The Future is Organized (And Opt-In… For Now)
Google is playing it smart by launching this as an opt-in experiment. It lets them gather feedback without disrupting the search experience for billions of people overnight. But let’s be real: Google hasn’t met a generative AI feature it didn’t eventually push to the masses.
My prediction? After a few months in Labs, Web Guide (or whatever it’s eventually called) will become the default experience on the main “All” search tab for these types of exploratory queries. And that’s a good thing.
It represents a shift from a search engine that just finds information to one that helps you understand and navigate it. It respects your time by doing the initial grunt work of categorization, freeing you up to focus on the actual learning and discovery.
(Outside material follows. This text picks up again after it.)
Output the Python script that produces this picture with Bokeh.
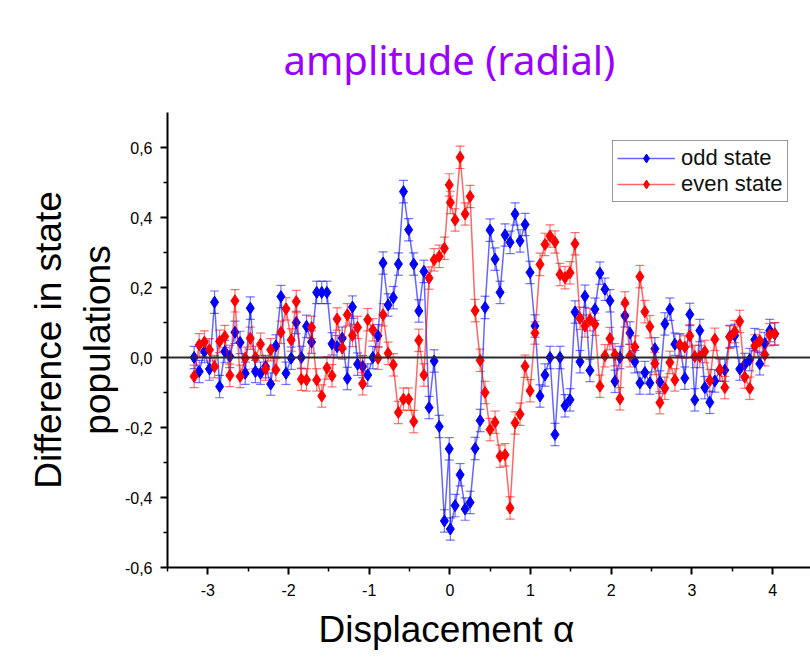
from bokeh.plotting import figure
from bokeh.models import (ColumnDataSource, Whisker, TeeHead, Span, FixedTicker,
                          Legend, LegendItem, Title, Range1d)
from bokeh.embed import file_html
from bokeh.resources import INLINE

# ---------------- data ----------------
alpha_neg = [-3.17, -3.107, -3.043, -2.98, -2.917, -2.854, -2.79, -2.727, -2.664, -2.6,
             -2.537, -2.474, -2.41, -2.347, -2.284, -2.221, -2.157, -2.094, -2.031, -1.967,
             -1.904, -1.841, -1.777, -1.714, -1.651, -1.588, -1.524, -1.461, -1.398, -1.334,
             -1.271, -1.208, -1.144, -1.081, -1.018, -0.955, -0.891, -0.828, -0.765, -0.701,
             -0.638, -0.575, -0.511, -0.448, -0.385, -0.322, -0.258, -0.195, -0.132, -0.068]
alpha_zero = [-0.008, 0.006]
alpha_pos = [0.065, 0.127, 0.189, 0.251, 0.313, 0.375, 0.436, 0.498, 0.56, 0.622,
             0.684, 0.746, 0.808, 0.87, 0.932, 0.994, 1.055, 1.117, 1.179, 1.241,
             1.303, 1.365, 1.427, 1.489, 1.551, 1.613, 1.674, 1.736, 1.798, 1.86,
             1.922, 1.984, 2.046, 2.108, 2.17, 2.232, 2.293, 2.355, 2.417, 2.479,
             2.541, 2.603, 2.665, 2.727, 2.789, 2.851, 2.912, 2.974, 3.036, 3.098,
             3.16, 3.222, 3.284, 3.346, 3.408, 3.47, 3.531, 3.593, 3.655, 3.717,
             3.779, 3.841, 3.903, 3.965, 4.027]
alpha = alpha_neg + alpha_zero + alpha_pos

odd_state = [0.00, -0.04, 0.017, -0.033, 0.158, -0.083, 0.017, 0.003, 0.072, 0.043,
             -0.045, 0.141, -0.04, -0.045, -0.026, -0.076, 0.033, 0.174, -0.045, -0.002,
             0.10, 0.0, 0.089, 0.044, 0.186, 0.186, 0.186, 0.039, 0.031, 0.055,
             -0.06, 0.144, -0.019, -0.026, -0.05, 0.0, 0.062, 0.27, 0.15, 0.171,
             0.267, 0.474, 0.365, 0.267, 0.133, 0.246, -0.143, -0.01, -0.197, -0.467,
             -0.261, -0.49,
             -0.423, -0.335, -0.433, -0.414, -0.26, -0.18, 0.143, 0.364, 0.281, 0.186,
             0.35, 0.329, 0.41, 0.333, 0.38, 0.243, 0.09, -0.11, -0.05, 0.0,
             -0.22, 0.0, -0.138, -0.121, 0.13, -0.012, 0.175, -0.037, 0.138, 0.241,
             0.195, 0.162, -0.068, 0.0, 0.119, 0.07, -0.012, -0.073, -0.043, -0.073,
             0.025, -0.07, 0.096, 0.138, 0.038, 0.035, -0.059, 0.123, -0.121, 0.077,
             -0.086, -0.128, -0.067, -0.036, -0.036, 0.06, 0.063, -0.033, -0.02, -0.006,
             0.051, -0.018, 0.04, 0.077, 0.067]

even_state = [-0.054, 0.036, 0.044, 0.022, -0.026, 0.046, 0.06, -0.051, 0.162, -0.054,
              -0.002, 0.055, 0.0, 0.038, -0.033, 0.022, -0.035, 0.072, 0.139, 0.05,
              0.16, -0.062, -0.064, 0.086, -0.064, -0.11, -0.03, -0.052, 0.11, 0.027,
              0.122, 0.063, 0.086, -0.075, 0.108, 0.079, -0.002, 0.122, 0.012, -0.021,
              -0.157, -0.119, -0.119, -0.183, 0.049, -0.05, 0.227, 0.279, 0.289, 0.312,
              0.493, 0.443,
              0.393, 0.572, 0.41, 0.46, 0.134, -0.008, -0.1, -0.206, -0.185, -0.282,
              -0.278, -0.43, -0.187, -0.162, -0.025, -0.095, 0.07, 0.266, 0.323, 0.347,
              0.33, 0.237, 0.228, 0.242, 0.325, 0.112, 0.09, 0.108, 0.095, -0.082,
              0.005, 0.054, 0.008, -0.118, 0.156, 0.005, 0.03, 0.231, 0.131, 0.088,
              -0.017, -0.129, -0.088, -0.014, -0.064, 0.036, 0.030, 0.062, 0.003, 0.003,
              0.017, -0.066, 0.052, -0.035, -0.086, 0.058, 0.074, 0.103, -0.056, -0.088,
              0.033, 0.048, 0.008, 0.065, 0.068]

error_bar = 0.032

series_names = ["odd state", "even state"]
series_colors = ["#0000FF", "#FF0000"]

x_ticks = [-3, -2, -1, 0, 1, 2, 3, 4]
x_tick_labels = ["-3", "-2", "-1", "0", "1", "2", "3", "4"]
x_minor = [-3.5, -2.5, -1.5, -0.5, 0.5, 1.5, 2.5, 3.5, 4.5]
y_ticks = [-0.6, -0.4, -0.2, 0.0, 0.2, 0.4, 0.6]
y_tick_labels = ["-0,6", "-0,4", "-0,2", "0,0", "0,2", "0,4", "0,6"]
y_minor = [-0.5, -0.3, -0.1, 0.1, 0.3, 0.5]

title_text = "amplitude (radial)"
x_label = "Displacement \u03b1"
y_label = "Difference in state\npopulations"

# ---------------- figure ----------------
p = figure(width=810, height=660,
           x_range=Range1d(-3.5, 4.47), y_range=Range1d(-0.6, 0.7),
           output_backend="svg", toolbar_location=None,
           min_border_left=167, min_border_right=0,
           min_border_top=112, min_border_bottom=93)
p.xgrid.visible = False
p.ygrid.visible = False
p.outline_line_color = None
p.background_fill_color = "white"
p.border_fill_color = "white"

# slide title (top of the page)
p.title.text = title_text
p.title.align = "left"
p.title.offset = 116
p.title.standoff = 52
p.title.text_color = "#9A00FF"
p.title.text_font = "Noto Sans"
p.title.text_font_size = "40px"
p.title.text_font_style = "normal"

p.add_layout(Span(location=0, dimension="width", line_color="#2b2b2b", line_width=2.2))

legend_items = []
for name, ys, col in zip(series_names, [odd_state, even_state], series_colors):
    src = ColumnDataSource(dict(
        x=alpha, y=ys,
        upper=[v + error_bar for v in ys],
        lower=[v - error_bar for v in ys]))
    ln = p.line("x", "y", source=src, line_color=col, line_alpha=0.6, line_width=1.5)
    wh = Whisker(source=src, base="x", upper="upper", lower="lower",
                 line_color=col, line_alpha=0.55, line_width=1.2,
                 upper_head=TeeHead(size=9, line_color=col, line_alpha=0.55, line_width=1.2),
                 lower_head=TeeHead(size=9, line_color=col, line_alpha=0.55, line_width=1.2))
    p.add_layout(wh)
    sc = p.scatter("x", "y", source=src, marker="diamond", size=12,
                   fill_color=col, line_color=col)
    legend_items.append(LegendItem(label=name, renderers=[ln, sc]))

legend = Legend(items=legend_items, location=(445, 365),
                border_line_color="#333333", border_line_width=1.5,
                background_fill_color="white", background_fill_alpha=1.0,
                label_text_font="Liberation Sans", label_text_font_size="22px",
                label_text_color="#111111",
                glyph_width=58, glyph_height=22, label_standoff=6,
                padding=4, spacing=0, margin=0)
p.add_layout(legend, "center")

# axes
xa = p.xaxis[0]
ya = p.yaxis[0]
xa.ticker = FixedTicker(ticks=x_ticks, minor_ticks=x_minor)
ya.ticker = FixedTicker(ticks=y_ticks, minor_ticks=y_minor)
xa.major_label_overrides = dict(zip(x_ticks, x_tick_labels))
ya.major_label_overrides = dict(zip(y_ticks, y_tick_labels))
ya.axis_label = y_label
for ax in (xa, ya):
    ax.axis_line_color = "black"
    ax.axis_line_width = 2
    ax.major_tick_line_color = "black"
    ax.major_tick_line_width = 2
    ax.minor_tick_line_color = "black"
    ax.minor_tick_line_width = 1.5
    ax.major_tick_in = 0
    ax.major_tick_out = 7
    ax.minor_tick_in = 0
    ax.minor_tick_out = 4
    ax.major_label_text_font = "Liberation Sans"
    ax.major_label_text_font_size = "16px"
    ax.major_label_text_color = "black"
    ax.axis_label_text_font = "Liberation Sans"
    ax.axis_label_text_font_size = "37px"
    ax.axis_label_text_font_style = "normal"
    ax.axis_label_text_color = "black"
xa.major_label_standoff = 9
ya.major_label_standoff = 8
ya.axis_label_standoff = 4

# x-axis title placed as in the reference (left of the frame centre)
x_title = Title(text=x_label, align="left", offset=151, standoff=16,
                text_color="black", text_font="Liberation Sans",
                text_font_size="37px", text_font_style="normal")
p.add_layout(x_title, "below")

open("out.html", "w").write(file_html(p, INLINE))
It’s a huge step forward, and I, for one, can’t wait to see it become the new standard.
- Google’s Three-Pronged AI Approach: Web Guide is distinct from Google’s other AI search tools. While “AI Overviews” generate new, summarized answers and “AI Mode” offers a conversational experience, Web Guide’s sole focus is on organizing existing web links into thematic categories.
- Behind the Scenes of Web Guide: The feature uses a “query fan-out” technique. This means that for a single user search, the AI runs multiple related searches in parallel. This allows it to gather a broader and more diverse range of information before clustering the results for the user.
- Publisher Concerns and Precedent: The introduction of Web Guide echoes publisher concerns raised by AI Overviews.
A Pew Research Center study on AI summaries found that their presence at the top of search results often leads to fewer user clicks on the original source links, creating apprehension about potential traffic loss.
- The Future is an Experiment: Web Guide is currently an opt-in experiment available in Search Labs, signaling Google’s exploration of alternatives to the traditional “10 blue links” model. Its potential integration into the main search results will depend on user feedback and its performance during this testing phase.